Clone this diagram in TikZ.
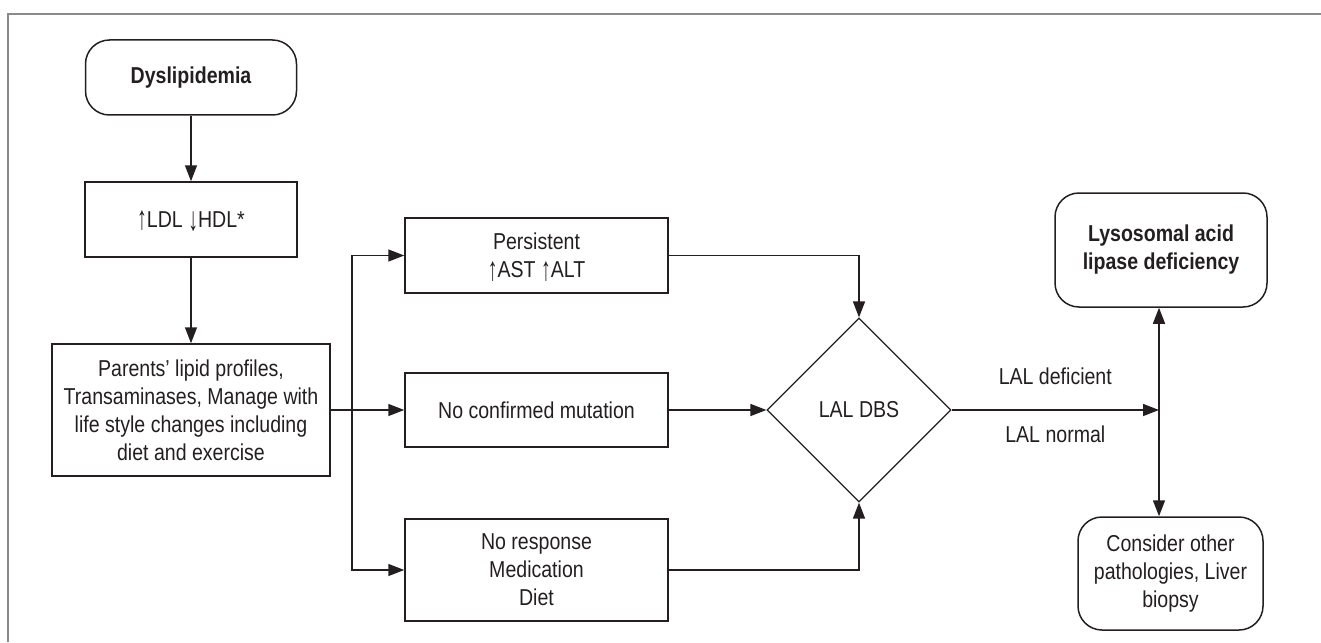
\documentclass[tikz,border=0pt]{standalone}
\usepackage{fontspec}
\setmainfont{Liberation Sans}[FakeStretch=0.85]
\usetikzlibrary{shapes.geometric,arrows.meta}
\definecolor{ink}{HTML}{231F20}
\definecolor{framec}{HTML}{8A8A8A}
\newcommand{\upar}{\smash{\raisebox{-0.1em}{\scalebox{1}[1.45]{↑}}}}
\newcommand{\dnar}{\smash{\raisebox{-0.15em}{\scalebox{1}[1.45]{↓}}}}
\begin{document}
\begin{tikzpicture}[x=0.5pt,y=-0.5pt,
  every node/.style={text=ink, font=\fontsize{11.5pt}{14pt}\selectfont, align=center, inner sep=0pt},
  bf/.style={font=\fontsize{11.5pt}{14pt}\selectfont\bfseries},
  box/.style={draw=ink, line width=0.75pt},
  rbox/.style={box, rounded corners=12pt},
  arr/.style={draw=ink, line width=0.75pt, -{Triangle[length=8pt,width=6pt]}},
  frameline/.style={draw=framec, line width=1pt}]

\useasboundingbox (0,0) rectangle (1321,642);
\draw[frameline] (8,642) -- (8,14) -- (1321,14);

\node[rbox, bf, minimum width=105.5pt, minimum height=37.5pt] (dys) at (191,77.5) {Dyslipidemia};
\node[box, minimum width=106pt, minimum height=37.5pt] (ldl) at (191,219.5) {\upar LDL \dnar HDL*};
\node[box, minimum width=139pt, minimum height=66pt] (par) at (191,410) {Parents’ lipid profiles,\\Transaminases, Manage with\\life style changes including\\diet and exercise};
\node[box, minimum width=131.5pt, minimum height=37.5pt] (pers) at (536.5,255.5) {Persistent\\\upar AST \upar ALT};
\node[box, minimum width=131.5pt, minimum height=37pt] (ncm) at (536.5,410) {No confirmed mutation};
\node[box, minimum width=131.5pt, minimum height=51pt] (nr) at (536.5,570) {No response\\Medication\\Diet};
\node[diamond, aspect=1, draw=ink, line width=0.6pt, minimum width=92pt, minimum height=92pt] (dia) at (859,410) {LAL DBS};
\node[rbox, bf, minimum width=106pt, minimum height=57pt] (lal) at (1161,250) {Lysosomal acid\\lipase deficiency};
\node[rbox, minimum width=92.5pt, minimum height=56.5pt] (con) at (1170.5,573.5) {Consider other\\pathologies, Liver\\biopsy};

\draw[arr] (dys) -- (ldl);
\draw[arr] (ldl) -- (par);
\draw[arr] (par.east) -- (ncm.west);
\coordinate (br) at (352,410);
\draw[arr] (br) |- (pers.west);
\draw[arr] (br) |- (nr.west);
\draw[arr] (pers.east) -| (dia.north);
\draw[arr] (ncm.east) -- (dia.west);
\draw[arr] (nr.east) -| (dia.south);
\coordinate (j) at (1159,410);
\draw[arr] (dia.east) -- node[midway, yshift=17pt] (ldef) {LAL deficient} node[midway, yshift=-12pt] (lnorm) {LAL normal} (j);
\draw[arr] (j) -- (j |- lal.south);
\draw[arr] (j) -- (j |- con.north);
\end{tikzpicture}
\end{document}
──────────────────────────────
** PROBLEM TO SOLVE **
Without including any pictures, reproduce the listing exactly.

** REPLY TO THE TASK **
Clone this diagram in TikZ.
\documentclass[tikz,border=0pt]{standalone}
\usepackage{fontspec}
\setmainfont{Liberation Sans}[FakeStretch=0.85]
\usetikzlibrary{shapes.geometric,arrows.meta}
\definecolor{ink}{HTML}{231F20}
\definecolor{framec}{HTML}{8A8A8A}
\newcommand{\upar}{\smash{\raisebox{-0.1em}{\scalebox{1}[1.45]{↑}}}}
\newcommand{\dnar}{\smash{\raisebox{-0.15em}{\scalebox{1}[1.45]{↓}}}}
\begin{document}
\begin{tikzpicture}[x=0.5pt,y=-0.5pt,
  every node/.style={text=ink, font=\fontsize{11.5pt}{14pt}\selectfont, align=center, inner sep=0pt},
  bf/.style={font=\fontsize{11.5pt}{14pt}\selectfont\bfseries},
  box/.style={draw=ink, line width=0.75pt},
  rbox/.style={box, rounded corners=12pt},
  arr/.style={draw=ink, line width=0.75pt, -{Triangle[length=8pt,width=6pt]}},
  frameline/.style={draw=framec, line width=1pt}]

\useasboundingbox (0,0) rectangle (1321,642);
\draw[frameline] (8,642) -- (8,14) -- (1321,14);

\node[rbox, bf, minimum width=105.5pt, minimum height=37.5pt] (dys) at (191,77.5) {Dyslipidemia};
\node[box, minimum width=106pt, minimum height=37.5pt] (ldl) at (191,219.5) {\upar LDL \dnar HDL*};
\node[box, minimum width=139pt, minimum height=66pt] (par) at (191,410) {Parents’ lipid profiles,\\Transaminases, Manage with\\life style changes including\\diet and exercise};
\node[box, minimum width=131.5pt, minimum height=37.5pt] (pers) at (536.5,255.5) {Persistent\\\upar AST \upar ALT};
\node[box, minimum width=131.5pt, minimum height=37pt] (ncm) at (536.5,410) {No confirmed mutation};
\node[box, minimum width=131.5pt, minimum height=51pt] (nr) at (536.5,570) {No response\\Medication\\Diet};
\node[diamond, aspect=1, draw=ink, line width=0.6pt, minimum width=92pt, minimum height=92pt] (dia) at (859,410) {LAL DBS};
\node[rbox, bf, minimum width=106pt, minimum height=57pt] (lal) at (1161,250) {Lysosomal acid\\lipase deficiency};
\node[rbox, minimum width=92.5pt, minimum height=56.5pt] (con) at (1170.5,573.5) {Consider other\\pathologies, Liver\\biopsy};

\draw[arr] (dys) -- (ldl);
\draw[arr] (ldl) -- (par);
\draw[arr] (par.east) -- (ncm.west);
\coordinate (br) at (352,410);
\draw[arr] (br) |- (pers.west);
\draw[arr] (br) |- (nr.west);
\draw[arr] (pers.east) -| (dia.north);
\draw[arr] (ncm.east) -- (dia.west);
\draw[arr] (nr.east) -| (dia.south);
\coordinate (j) at (1159,410);
\draw[arr] (dia.east) -- node[midway, yshift=17pt] (ldef) {LAL deficient} node[midway, yshift=-12pt] (lnorm) {LAL normal} (j);
\draw[arr] (j) -- (j |- lal.south);
\draw[arr] (j) -- (j |- con.north);
\end{tikzpicture}
\end{document}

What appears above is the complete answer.